** Start of MATERIAL PROVIDED **
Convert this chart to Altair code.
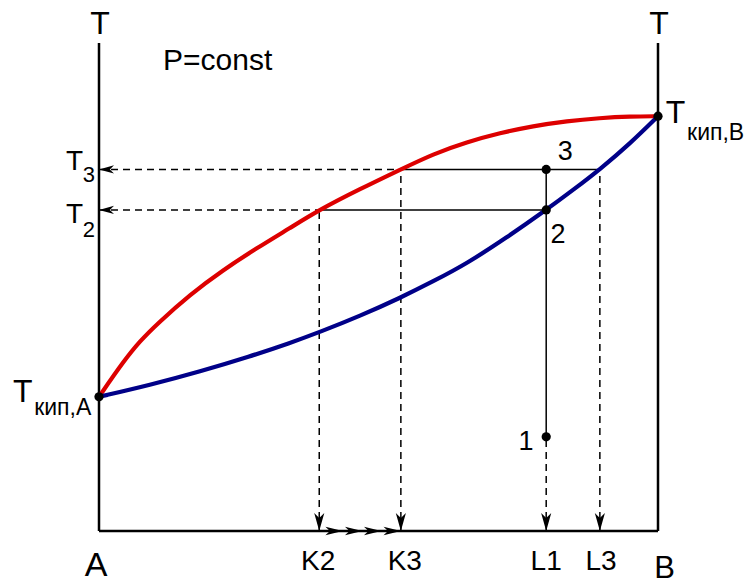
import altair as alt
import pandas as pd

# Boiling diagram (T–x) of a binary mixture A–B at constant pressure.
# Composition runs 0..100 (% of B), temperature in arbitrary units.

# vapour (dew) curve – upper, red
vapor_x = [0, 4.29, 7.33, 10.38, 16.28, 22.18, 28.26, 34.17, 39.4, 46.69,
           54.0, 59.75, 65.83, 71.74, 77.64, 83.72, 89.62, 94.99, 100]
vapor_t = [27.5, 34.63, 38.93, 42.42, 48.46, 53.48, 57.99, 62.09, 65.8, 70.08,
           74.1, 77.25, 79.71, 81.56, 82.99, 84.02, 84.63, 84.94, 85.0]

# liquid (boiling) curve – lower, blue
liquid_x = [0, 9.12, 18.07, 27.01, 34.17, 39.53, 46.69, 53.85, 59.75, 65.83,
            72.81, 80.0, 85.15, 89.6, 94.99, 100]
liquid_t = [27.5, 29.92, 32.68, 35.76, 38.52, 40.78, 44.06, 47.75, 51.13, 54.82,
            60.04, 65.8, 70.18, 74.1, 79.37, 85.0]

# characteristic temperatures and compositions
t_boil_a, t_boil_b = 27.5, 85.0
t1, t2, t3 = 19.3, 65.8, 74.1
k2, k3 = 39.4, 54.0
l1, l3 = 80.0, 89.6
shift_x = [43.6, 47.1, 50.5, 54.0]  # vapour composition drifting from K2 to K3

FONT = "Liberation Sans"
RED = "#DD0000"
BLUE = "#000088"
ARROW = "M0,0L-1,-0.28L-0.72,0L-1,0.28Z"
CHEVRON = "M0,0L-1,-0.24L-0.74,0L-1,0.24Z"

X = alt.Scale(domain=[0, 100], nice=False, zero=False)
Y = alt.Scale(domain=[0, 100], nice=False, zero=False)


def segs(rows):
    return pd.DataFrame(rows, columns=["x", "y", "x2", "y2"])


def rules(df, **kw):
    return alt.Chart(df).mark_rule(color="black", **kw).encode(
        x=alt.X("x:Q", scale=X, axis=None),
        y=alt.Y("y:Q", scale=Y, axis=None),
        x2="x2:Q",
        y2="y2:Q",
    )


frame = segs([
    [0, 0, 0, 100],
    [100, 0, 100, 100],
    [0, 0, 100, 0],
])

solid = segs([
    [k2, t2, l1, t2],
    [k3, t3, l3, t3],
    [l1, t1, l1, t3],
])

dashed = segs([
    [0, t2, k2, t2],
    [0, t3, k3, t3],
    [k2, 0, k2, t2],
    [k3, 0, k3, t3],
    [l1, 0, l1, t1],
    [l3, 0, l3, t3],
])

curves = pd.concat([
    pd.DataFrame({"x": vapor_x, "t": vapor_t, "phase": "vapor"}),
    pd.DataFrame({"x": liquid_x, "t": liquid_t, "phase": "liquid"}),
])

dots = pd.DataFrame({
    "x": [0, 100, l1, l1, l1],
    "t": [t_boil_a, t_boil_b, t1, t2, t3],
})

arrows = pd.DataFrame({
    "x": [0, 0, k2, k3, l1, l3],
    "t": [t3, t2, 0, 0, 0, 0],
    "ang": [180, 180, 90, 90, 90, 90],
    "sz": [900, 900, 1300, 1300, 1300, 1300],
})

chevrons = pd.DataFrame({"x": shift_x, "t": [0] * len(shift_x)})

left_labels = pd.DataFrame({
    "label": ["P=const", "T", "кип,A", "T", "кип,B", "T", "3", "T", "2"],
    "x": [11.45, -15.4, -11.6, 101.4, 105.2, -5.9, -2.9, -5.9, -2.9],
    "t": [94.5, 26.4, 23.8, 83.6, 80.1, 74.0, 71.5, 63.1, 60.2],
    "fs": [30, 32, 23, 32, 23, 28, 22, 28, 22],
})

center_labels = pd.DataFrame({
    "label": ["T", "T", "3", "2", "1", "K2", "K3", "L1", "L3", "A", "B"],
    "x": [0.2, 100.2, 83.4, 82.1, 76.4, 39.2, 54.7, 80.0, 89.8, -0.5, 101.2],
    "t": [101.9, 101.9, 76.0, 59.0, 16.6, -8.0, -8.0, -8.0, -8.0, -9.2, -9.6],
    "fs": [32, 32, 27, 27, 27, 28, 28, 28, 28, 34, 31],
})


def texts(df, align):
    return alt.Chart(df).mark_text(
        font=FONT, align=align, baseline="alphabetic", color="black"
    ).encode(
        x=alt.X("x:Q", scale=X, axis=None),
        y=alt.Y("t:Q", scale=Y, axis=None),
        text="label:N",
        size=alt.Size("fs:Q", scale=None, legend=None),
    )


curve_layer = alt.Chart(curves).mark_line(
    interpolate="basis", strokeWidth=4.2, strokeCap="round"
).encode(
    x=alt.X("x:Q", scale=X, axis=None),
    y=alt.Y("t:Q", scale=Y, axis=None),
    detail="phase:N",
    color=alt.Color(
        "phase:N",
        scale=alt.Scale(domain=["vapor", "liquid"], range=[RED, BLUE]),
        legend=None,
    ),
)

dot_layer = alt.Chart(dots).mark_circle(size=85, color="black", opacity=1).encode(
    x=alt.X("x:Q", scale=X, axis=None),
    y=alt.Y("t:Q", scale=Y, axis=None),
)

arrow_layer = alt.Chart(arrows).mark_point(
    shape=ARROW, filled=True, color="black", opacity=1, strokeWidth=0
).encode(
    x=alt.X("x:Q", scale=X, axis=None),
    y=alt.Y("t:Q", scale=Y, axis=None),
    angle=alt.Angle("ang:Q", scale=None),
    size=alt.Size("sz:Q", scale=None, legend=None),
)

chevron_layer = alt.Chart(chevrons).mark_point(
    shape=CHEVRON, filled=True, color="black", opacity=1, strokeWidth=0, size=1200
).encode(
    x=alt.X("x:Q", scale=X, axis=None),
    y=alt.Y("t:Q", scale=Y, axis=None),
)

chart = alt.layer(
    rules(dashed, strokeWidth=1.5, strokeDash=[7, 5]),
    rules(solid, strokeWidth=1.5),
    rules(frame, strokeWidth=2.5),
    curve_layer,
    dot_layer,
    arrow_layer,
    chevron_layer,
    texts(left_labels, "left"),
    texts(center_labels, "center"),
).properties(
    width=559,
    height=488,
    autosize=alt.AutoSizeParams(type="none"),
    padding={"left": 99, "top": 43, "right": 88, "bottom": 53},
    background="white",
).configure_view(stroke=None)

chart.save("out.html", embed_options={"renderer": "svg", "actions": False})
** End of MATERIAL PROVIDED **
** Start of MATERIAL PROVIDED **
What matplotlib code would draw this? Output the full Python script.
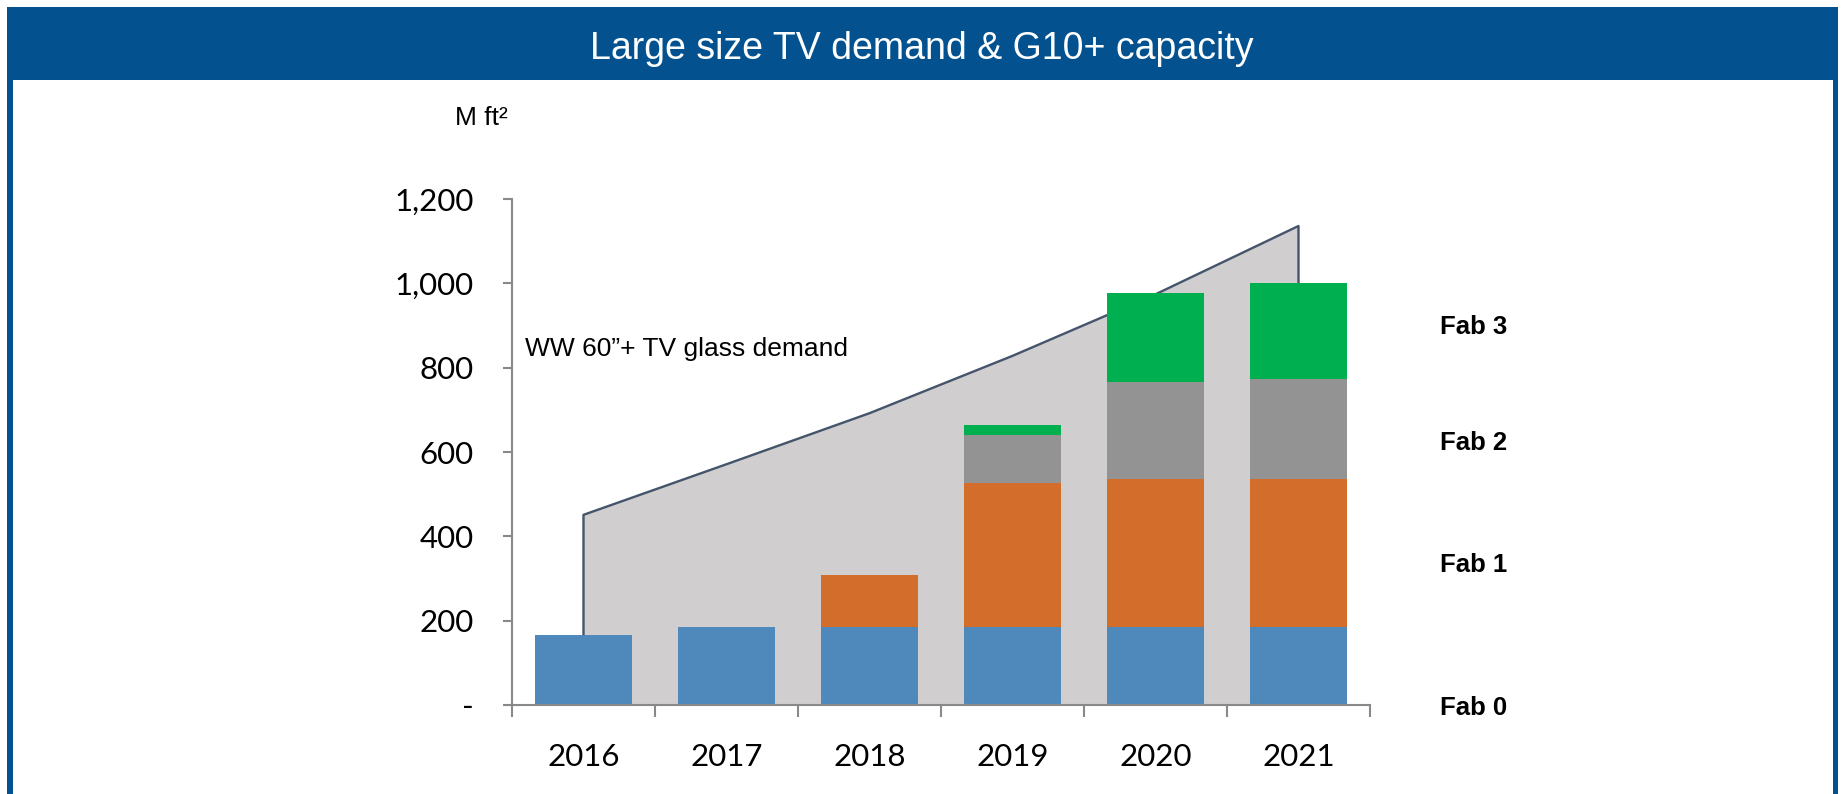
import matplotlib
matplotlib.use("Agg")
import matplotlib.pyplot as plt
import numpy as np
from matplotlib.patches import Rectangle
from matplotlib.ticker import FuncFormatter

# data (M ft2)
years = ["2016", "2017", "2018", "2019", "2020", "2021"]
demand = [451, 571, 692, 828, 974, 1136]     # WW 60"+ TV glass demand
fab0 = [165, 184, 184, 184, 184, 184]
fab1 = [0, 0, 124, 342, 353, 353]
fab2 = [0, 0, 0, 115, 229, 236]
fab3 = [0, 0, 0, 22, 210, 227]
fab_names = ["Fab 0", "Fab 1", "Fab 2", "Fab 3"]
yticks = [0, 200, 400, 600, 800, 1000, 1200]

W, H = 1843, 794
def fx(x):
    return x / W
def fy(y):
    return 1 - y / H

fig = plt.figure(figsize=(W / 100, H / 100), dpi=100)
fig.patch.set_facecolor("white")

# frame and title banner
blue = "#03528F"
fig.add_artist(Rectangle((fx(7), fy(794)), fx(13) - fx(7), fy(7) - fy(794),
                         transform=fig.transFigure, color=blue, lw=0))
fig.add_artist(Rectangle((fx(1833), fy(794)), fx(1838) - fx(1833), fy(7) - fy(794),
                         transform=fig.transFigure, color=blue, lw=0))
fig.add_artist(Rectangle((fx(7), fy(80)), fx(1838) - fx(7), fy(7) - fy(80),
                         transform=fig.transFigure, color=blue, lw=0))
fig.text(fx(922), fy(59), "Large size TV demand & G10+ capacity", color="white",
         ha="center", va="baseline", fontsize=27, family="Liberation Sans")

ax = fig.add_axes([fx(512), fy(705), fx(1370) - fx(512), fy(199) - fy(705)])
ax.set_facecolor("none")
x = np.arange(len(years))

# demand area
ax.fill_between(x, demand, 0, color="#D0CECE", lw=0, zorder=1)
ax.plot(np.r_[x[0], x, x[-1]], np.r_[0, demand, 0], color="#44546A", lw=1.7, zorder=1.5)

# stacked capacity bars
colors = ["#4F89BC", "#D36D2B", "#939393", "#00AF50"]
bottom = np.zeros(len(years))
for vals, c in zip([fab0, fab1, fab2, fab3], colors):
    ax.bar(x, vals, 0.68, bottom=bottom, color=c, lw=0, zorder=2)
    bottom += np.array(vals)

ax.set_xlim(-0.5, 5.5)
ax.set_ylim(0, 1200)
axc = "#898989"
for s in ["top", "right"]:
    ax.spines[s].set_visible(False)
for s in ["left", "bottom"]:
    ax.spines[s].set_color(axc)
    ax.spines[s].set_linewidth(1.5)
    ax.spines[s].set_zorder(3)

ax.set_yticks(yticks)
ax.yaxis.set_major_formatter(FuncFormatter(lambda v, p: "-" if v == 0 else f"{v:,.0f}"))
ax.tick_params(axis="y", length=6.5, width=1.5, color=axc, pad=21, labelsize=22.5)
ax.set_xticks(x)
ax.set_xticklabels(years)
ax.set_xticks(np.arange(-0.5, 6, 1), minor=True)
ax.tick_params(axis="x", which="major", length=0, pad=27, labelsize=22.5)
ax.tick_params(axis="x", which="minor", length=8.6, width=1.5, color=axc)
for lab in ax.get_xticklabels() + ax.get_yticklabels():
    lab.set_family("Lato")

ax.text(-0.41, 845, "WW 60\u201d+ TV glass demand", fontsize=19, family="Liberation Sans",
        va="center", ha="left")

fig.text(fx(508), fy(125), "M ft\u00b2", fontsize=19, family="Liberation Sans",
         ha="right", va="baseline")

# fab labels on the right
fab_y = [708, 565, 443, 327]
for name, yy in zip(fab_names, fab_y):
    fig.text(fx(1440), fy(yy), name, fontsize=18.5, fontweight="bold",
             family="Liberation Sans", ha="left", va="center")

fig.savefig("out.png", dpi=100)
** End of MATERIAL PROVIDED **
** Start of MATERIAL PROVIDED **
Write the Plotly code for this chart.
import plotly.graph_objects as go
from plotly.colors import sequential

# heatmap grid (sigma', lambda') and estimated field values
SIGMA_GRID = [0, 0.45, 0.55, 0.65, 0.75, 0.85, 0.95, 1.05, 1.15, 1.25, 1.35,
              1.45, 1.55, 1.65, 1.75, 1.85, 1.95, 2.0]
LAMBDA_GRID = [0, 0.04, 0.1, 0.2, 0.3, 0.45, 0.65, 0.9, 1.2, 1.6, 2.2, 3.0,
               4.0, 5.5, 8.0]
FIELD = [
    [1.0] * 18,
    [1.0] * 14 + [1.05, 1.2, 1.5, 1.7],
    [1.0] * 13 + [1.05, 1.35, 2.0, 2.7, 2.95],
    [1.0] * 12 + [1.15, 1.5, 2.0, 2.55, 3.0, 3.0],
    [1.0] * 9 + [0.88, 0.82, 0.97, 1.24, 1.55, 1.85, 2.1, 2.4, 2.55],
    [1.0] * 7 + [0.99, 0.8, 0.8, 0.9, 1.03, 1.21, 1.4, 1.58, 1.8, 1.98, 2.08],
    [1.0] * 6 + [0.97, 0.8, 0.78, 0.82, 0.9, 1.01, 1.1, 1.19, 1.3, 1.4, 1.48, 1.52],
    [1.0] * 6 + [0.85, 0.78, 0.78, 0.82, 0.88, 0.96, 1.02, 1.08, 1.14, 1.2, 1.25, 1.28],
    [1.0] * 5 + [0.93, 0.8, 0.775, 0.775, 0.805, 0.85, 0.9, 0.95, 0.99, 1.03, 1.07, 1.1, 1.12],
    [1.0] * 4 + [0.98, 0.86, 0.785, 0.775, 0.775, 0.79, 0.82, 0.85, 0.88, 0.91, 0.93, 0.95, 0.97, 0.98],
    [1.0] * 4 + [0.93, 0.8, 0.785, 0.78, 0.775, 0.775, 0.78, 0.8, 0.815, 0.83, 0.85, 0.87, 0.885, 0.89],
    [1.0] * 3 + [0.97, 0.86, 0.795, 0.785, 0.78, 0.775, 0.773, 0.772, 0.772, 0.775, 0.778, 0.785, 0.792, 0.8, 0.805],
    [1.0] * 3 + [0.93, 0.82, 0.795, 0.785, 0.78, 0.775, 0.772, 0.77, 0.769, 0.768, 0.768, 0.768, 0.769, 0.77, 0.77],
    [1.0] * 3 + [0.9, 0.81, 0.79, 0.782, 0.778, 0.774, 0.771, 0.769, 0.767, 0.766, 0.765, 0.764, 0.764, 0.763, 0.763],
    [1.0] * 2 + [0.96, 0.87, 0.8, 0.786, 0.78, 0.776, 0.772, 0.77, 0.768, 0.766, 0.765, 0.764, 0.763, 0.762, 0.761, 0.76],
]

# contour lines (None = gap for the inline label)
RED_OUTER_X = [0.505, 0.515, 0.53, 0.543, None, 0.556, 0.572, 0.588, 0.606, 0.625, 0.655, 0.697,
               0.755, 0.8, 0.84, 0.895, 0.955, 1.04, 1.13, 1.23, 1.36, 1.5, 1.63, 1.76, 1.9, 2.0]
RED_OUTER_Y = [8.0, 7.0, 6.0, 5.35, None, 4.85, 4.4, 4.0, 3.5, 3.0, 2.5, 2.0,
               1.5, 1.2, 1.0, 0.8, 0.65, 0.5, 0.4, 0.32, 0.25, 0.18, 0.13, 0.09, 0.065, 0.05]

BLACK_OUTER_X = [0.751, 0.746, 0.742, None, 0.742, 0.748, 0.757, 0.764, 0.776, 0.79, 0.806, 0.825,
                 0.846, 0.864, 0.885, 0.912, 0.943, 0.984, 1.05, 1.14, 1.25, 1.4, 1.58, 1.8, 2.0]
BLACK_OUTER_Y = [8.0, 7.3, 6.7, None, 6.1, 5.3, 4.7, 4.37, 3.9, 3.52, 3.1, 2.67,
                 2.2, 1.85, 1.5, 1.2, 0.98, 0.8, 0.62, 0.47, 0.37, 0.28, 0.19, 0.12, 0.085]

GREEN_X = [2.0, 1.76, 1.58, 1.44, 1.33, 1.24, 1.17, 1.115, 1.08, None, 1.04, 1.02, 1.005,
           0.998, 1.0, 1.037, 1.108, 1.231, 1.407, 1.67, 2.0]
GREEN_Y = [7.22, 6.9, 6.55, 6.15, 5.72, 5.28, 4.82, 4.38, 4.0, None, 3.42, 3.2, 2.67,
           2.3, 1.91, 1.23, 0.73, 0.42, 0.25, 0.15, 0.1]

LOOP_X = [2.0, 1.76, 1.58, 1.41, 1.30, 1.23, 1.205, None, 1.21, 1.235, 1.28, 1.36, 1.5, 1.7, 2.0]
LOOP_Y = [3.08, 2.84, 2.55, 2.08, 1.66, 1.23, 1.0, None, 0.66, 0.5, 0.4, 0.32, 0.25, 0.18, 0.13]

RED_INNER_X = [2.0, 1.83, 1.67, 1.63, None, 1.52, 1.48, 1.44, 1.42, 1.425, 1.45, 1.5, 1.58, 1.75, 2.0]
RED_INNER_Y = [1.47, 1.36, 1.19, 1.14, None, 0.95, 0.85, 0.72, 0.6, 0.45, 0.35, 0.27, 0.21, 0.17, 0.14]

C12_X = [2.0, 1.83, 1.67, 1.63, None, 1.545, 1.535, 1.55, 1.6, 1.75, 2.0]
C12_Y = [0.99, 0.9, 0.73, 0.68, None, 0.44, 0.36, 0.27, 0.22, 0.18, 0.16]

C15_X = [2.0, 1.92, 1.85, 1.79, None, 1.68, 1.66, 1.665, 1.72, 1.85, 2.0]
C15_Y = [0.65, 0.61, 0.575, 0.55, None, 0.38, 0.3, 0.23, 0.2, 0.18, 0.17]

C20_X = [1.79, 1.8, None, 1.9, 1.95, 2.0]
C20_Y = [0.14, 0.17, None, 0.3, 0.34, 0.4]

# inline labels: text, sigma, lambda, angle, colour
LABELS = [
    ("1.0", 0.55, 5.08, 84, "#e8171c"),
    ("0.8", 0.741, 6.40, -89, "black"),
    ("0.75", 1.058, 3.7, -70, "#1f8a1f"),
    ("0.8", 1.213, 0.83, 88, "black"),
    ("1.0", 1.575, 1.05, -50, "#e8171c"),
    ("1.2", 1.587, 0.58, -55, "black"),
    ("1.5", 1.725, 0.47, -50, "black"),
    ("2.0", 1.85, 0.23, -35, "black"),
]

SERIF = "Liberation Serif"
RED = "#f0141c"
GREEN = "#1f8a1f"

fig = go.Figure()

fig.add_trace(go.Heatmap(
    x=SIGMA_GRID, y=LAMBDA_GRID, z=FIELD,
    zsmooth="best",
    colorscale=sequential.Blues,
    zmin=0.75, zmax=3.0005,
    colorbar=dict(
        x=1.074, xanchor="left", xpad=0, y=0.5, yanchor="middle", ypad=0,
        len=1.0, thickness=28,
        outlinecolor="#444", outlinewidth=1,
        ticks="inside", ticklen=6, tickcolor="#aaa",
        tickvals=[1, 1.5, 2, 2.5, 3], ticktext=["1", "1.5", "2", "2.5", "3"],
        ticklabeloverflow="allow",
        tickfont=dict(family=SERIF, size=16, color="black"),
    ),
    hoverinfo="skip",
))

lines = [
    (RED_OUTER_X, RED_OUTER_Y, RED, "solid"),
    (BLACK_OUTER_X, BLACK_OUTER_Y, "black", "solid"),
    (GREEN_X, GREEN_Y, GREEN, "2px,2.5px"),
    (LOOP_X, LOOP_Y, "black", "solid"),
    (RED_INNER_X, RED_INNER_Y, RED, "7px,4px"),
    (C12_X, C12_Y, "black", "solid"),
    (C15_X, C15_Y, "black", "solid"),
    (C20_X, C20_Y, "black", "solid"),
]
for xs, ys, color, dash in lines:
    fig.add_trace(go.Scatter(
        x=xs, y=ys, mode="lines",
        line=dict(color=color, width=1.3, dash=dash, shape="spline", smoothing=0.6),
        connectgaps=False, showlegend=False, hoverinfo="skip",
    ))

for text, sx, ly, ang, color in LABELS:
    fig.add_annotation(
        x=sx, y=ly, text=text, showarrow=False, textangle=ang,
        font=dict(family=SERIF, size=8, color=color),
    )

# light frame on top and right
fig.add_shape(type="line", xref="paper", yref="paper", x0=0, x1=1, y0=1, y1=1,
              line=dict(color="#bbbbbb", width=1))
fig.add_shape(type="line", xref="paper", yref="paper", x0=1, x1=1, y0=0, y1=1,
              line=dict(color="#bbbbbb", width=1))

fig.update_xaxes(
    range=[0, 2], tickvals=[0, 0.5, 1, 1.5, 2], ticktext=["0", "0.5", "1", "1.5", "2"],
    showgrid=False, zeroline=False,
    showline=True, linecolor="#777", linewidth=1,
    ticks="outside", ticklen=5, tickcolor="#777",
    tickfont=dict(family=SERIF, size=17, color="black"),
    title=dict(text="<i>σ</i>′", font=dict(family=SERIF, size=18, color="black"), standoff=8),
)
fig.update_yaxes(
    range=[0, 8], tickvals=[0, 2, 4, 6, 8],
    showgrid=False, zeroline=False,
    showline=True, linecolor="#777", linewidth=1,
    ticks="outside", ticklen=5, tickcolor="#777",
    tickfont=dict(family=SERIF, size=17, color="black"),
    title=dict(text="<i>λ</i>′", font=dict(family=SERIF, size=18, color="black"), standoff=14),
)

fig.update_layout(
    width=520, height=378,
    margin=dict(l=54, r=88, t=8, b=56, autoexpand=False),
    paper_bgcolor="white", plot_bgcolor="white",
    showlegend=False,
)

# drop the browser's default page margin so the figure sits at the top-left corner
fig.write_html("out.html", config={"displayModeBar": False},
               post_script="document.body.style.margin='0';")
** End of MATERIAL PROVIDED **
**SET TASK**
Nothing but the lines from the one with "Write the Plotly code for this chart." through the one with "from plotly.colors import sequential" should be repeated, and each exactly.

**RIGHT ANSWER**
Write the Plotly code for this chart.
import plotly.graph_objects as go
from plotly.colors import sequential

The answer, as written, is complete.